Every four years, the California Invitational Relays mushrooms in importance.
We like to think we care about it each year, which we do. Anything or anyone that has survived 67 years has received a group-hug or two. But with the Relays, Modesto's signature sports event to be contested Saturday at Modesto Junior College Stadium, timing is everything.
Especially when it coincides once every four years with the Olympic Games.
Many athletes have put "Modesto" on their itinerary, but their hearts are locked on Beijing, the site of the Olympic Games on Aug. 8-24. China is the ultimate destination. Modesto and other venues become steps, tuneup steps, along the way.
"I'm still on course for the bigger goal this summer," said Modesto's Suzy Powell, the two-time Olympic discus thrower who hasn't forgotten her injury-induced missing of the 2004 Athens Games. "Anytime something is taken away from you, or you feel like it was taken away from you, you want it more. My desire to be on the team and to throw in Beijing is higher than it's ever been."
Powell will take that tunnel-vision to MJC on Saturday, and she won't be alone. We've seen what happens at the Relays on Olympic years. It's not exactly a coincidence that the best recent Relays were staged in 2000 and 2004.
In 2000, pole vaulter Stacy Dragila cleared 15 feet, 1 inch, to tie the world record, the first world record at the Relays in 19 years. A few hours later, men's pole vaulter Jeff Hartwig narrowly missed an American record. Save Mart Supermarkets and Coca-Cola came on board only the year before to save a competition that quickly regained traction.
We witnessed more of the same thrills in 2004. Toby Stevenson, wearing his trademark black roller blade helmet, arrived on the international stage by becoming only the second American to top six meters (19-8¼). His exciting series that day drew the kind of crowd reaction not heard in Modesto since, well, Dragila's world record.
"That was Toby's day, for sure," remembered Becky Holliday, a former NCAA champion from Oregon who placed third in the women's pole vault earlier that afternoon. Holliday, a member of Tri-Valley Athletics of Stockton, prepares for her second Relays experience. One of her current rivals, however, is reigning American record holder Jenn Stuczynski.
"I like having her at the meet," Holliday said. "It pushes us girls to get to her level."
The Relays has remained relevant through the pole vault, where the winds are favorable and the best usually are here. Meet director Gregg Miller, beset by a minimal budget, wisely has played to his advantages. He's forgone a sprinter or two in favor of a pole vault headline, a strategy that has delivered.
In fact, Modesto became the foundation for an American comeback in the event. The U.S. team staggered through three consecutive Olympiads -- 1988, '92 and '96 -- without a single pole vault medal. Some say Dragila's pathfinding brilliance on the women's side spurred a revival with the men.

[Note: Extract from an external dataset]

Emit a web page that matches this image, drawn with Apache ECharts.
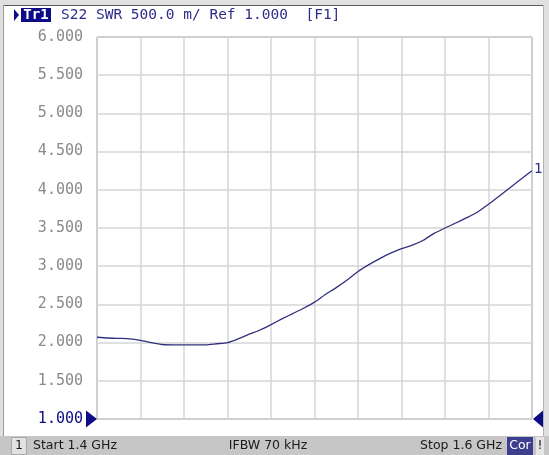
<!DOCTYPE html>
<html><head><meta charset="utf-8">
<script src="https://cdn.jsdelivr.net/npm/echarts@6/dist/echarts.min.js"></script>
<style>html,body{margin:0;padding:0;background:#fff}#c{width:549px;height:455px}</style>
</head><body><div id="c"></div><script>
// Frequency (MHz) and SWR
const freqMHz = [1400,1405,1410,1415,1420,1425,1430,1435,1440,1445,1450,1455,1460,1465,1470,1475,1480,1485,1490,1495,1500,1505,1510,1515,1520,1525,1530,1535,1540,1545,1550,1555,1560,1565,1570,1575,1580,1585,1590,1595,1600];
const swr = [2.07,2.06,2.055,2.05,2.03,2.0,1.975,1.97,1.97,1.97,1.97,1.985,2.0,2.05,2.11,2.165,2.235,2.31,2.38,2.45,2.53,2.63,2.72,2.82,2.93,3.02,3.10,3.17,3.23,3.275,3.34,3.43,3.50,3.565,3.635,3.71,3.81,3.92,4.03,4.14,4.25];
const yTickValues = [1.0,1.5,2.0,2.5,3.0,3.5,4.0,4.5,5.0,5.5,6.0];
const refLevel = 1.0;
const headerText = 'S22 SWR 500.0 m/ Ref 1.000  [F1]';
const statusStart = 'Start 1.4 GHz';
const statusIfbw = 'IFBW 70 kHz';
const statusStop = 'Stop 1.6 GHz';

const MONO = '"DejaVu Sans Mono", monospace';
const SANS = '"DejaVu Sans", sans-serif';
const NAVY = '#0c0c86';
const TEXTBLUE = '#2e2e88';

const chart = echarts.init(document.getElementById('c'), null, {renderer: 'canvas'});
const data = freqMHz.map((f, i) => [f, swr[i]]);

const option = {
  backgroundColor: '#ffffff',
  animation: false,
  grid: {left: 97, top: 37, right: 17, bottom: 36, show: true, borderColor: '#7a7a7a', borderWidth: 1, containLabel: false},
  xAxis: {
    type: 'value', min: freqMHz[0], max: freqMHz[freqMHz.length - 1], interval: 20,
    axisLine: {show: false}, axisTick: {show: false}, axisLabel: {show: false},
    splitLine: {show: true, lineStyle: {color: '#d6d6d6', width: 1.5}}
  },
  yAxis: {
    type: 'value', min: yTickValues[0], max: yTickValues[yTickValues.length - 1], interval: 0.5,
    axisLine: {show: false}, axisTick: {show: false},
    axisLabel: {
      margin: 14, fontFamily: MONO, fontSize: 15,
      formatter: v => v.toFixed(3),
      color: v => (Math.abs(v - refLevel) < 1e-9 ? NAVY : '#8a8a8a')
    },
    splitLine: {show: true, lineStyle: {color: '#d6d6d6', width: 1.5}}
  },
  series: [{
    type: 'line', data: data, showSymbol: false, smooth: 0.2,
    lineStyle: {color: '#30307e', width: 1.3},
    endLabel: {show: true, formatter: '1', color: TEXTBLUE, fontFamily: MONO, fontSize: 14, distance: 2, offset: [0, -1]}
  }]
};
chart.setOption(option);

const pL = chart.convertToPixel({gridIndex: 0}, [freqMHz[0], refLevel]);
const pR = chart.convertToPixel({gridIndex: 0}, [freqMHz[freqMHz.length - 1], refLevel]);

const g = [
  // frame
  {type: 'rect', shape: {x: 0, y: 0, width: 549, height: 5}, style: {fill: '#e0e0e0'}, silent: true},
  {type: 'rect', shape: {x: 0, y: 0, width: 3, height: 455}, style: {fill: '#e0e0e0'}, silent: true},
  {type: 'rect', shape: {x: 544, y: 0, width: 5, height: 455}, style: {fill: '#e0e0e0'}, silent: true},
  {type: 'line', shape: {x1: 3, y1: 5.5, x2: 544, y2: 5.5}, style: {stroke: '#5a5a5a', lineWidth: 1}, silent: true},
  {type: 'line', shape: {x1: 3.5, y1: 5, x2: 3.5, y2: 436}, style: {stroke: '#9a9a9a', lineWidth: 1}, silent: true},
  {type: 'line', shape: {x1: 543.5, y1: 5, x2: 543.5, y2: 436}, style: {stroke: '#b4b4b4', lineWidth: 1}, silent: true},
  // header
  {type: 'polygon', shape: {points: [[14, 9], [19, 15], [14, 21]]}, style: {fill: NAVY}, silent: true},
  {type: 'rect', shape: {x: 21, y: 8, width: 30, height: 14}, style: {fill: NAVY}, silent: true},
  {type: 'text', x: 36, y: 15, style: {text: 'Tr1', fill: '#ffffff', font: 'bold 14px ' + MONO, align: 'center', verticalAlign: 'middle'}, silent: true},
  {type: 'text', x: 61, y: 15, style: {text: headerText, fill: TEXTBLUE, font: '14.5px ' + MONO, align: 'left', verticalAlign: 'middle'}, silent: true},
  // reference markers
  {type: 'polygon', shape: {points: [[pL[0] - 11, pL[1] - 8.5], [pL[0], pL[1]], [pL[0] - 11, pL[1] + 8.5]]}, style: {fill: NAVY}, silent: true},
  {type: 'polygon', shape: {points: [[pR[0] + 11, pR[1] - 8.5], [pR[0] + 1, pR[1]], [pR[0] + 11, pR[1] + 8.5]]}, style: {fill: NAVY}, silent: true},
  // status bar
  {type: 'rect', shape: {x: 0, y: 436, width: 549, height: 19}, style: {fill: '#c6c6c6'}, silent: true},
  {type: 'rect', shape: {x: 11.5, y: 437.5, width: 15, height: 17}, style: {fill: '#e2e2e2', stroke: '#a8a8a8', lineWidth: 1}, silent: true},
  {type: 'text', x: 19, y: 446, style: {text: '1', fill: '#1a1a1a', font: '12.5px ' + SANS, align: 'center', verticalAlign: 'middle'}, silent: true},
  {type: 'text', x: 33, y: 446, style: {text: statusStart, fill: '#1a1a1a', font: '12.5px ' + SANS, align: 'left', verticalAlign: 'middle'}, silent: true},
  {type: 'text', x: 268, y: 446, style: {text: statusIfbw, fill: '#1a1a1a', font: '12.5px ' + SANS, align: 'center', verticalAlign: 'middle'}, silent: true},
  {type: 'text', x: 502, y: 446, style: {text: statusStop, fill: '#1a1a1a', font: '12.5px ' + SANS, align: 'right', verticalAlign: 'middle'}, silent: true},
  {type: 'rect', shape: {x: 507, y: 437, width: 26, height: 18}, style: {fill: '#3e3e8e'}, silent: true},
  {type: 'text', x: 520, y: 446, style: {text: 'Cor', fill: '#ffffff', font: '12.5px ' + SANS, align: 'center', verticalAlign: 'middle'}, silent: true},
  {type: 'rect', shape: {x: 536, y: 437, width: 8, height: 18}, style: {fill: '#e6e6e6'}, silent: true},
  {type: 'text', x: 540, y: 446, style: {text: '!', fill: '#1a1a1a', font: '12.5px ' + SANS, align: 'center', verticalAlign: 'middle'}, silent: true}
];
chart.setOption({graphic: {elements: g}});
</script></body></html>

Regardless, check out the turnaround: Americans swept Olympic gold and silver in both 2000 (Nick Hysong and Lawrence Johnson) and 2004 (Tim Mack and Stevenson). Today, Stevenson and reigning world outdoor champion Brad Walker round out the return to form, a movement which was ignited in part on the MJC runway.
"The renaissance started when Gregg (Miller) took the meet over. We have the best pole vaulters in the world coming out of the United States," said Sonora product Tye Harvey, a veteran pole vaulter. "The crowd (in Modesto) is second to none. They love the pole vault. They're seated right in front of the runway. We have some of the best athletes in the world training in California. Modesto is right here in our back yard."
If all systems kick into gear, the Relays will present a more rounded field Saturday. Sprinter Lauryn Williams, hurdler Anwar Moore, 800 expert and Relays favorite Khadevis Robinson, shot putter Christian Cantwell and others will complement the pole vault talent.
The meet has been aggressively marketed this year. Everything from a new title to the predictable Olympic buzz has ignited more than the every-year interest. But for some of that, we still can thank the late meet director Tom Moore, whose imprint on the event -- nearly six years after his death -- is lasting.
"A lot of the old coaches honor Tom by bringing their athletes to this meet," said Tri-Valley coach Dan Pfaff, a fixture at the Relays since 1983. "They honor Tom to this day."
Modesto in May. Beijing in August. Enjoy.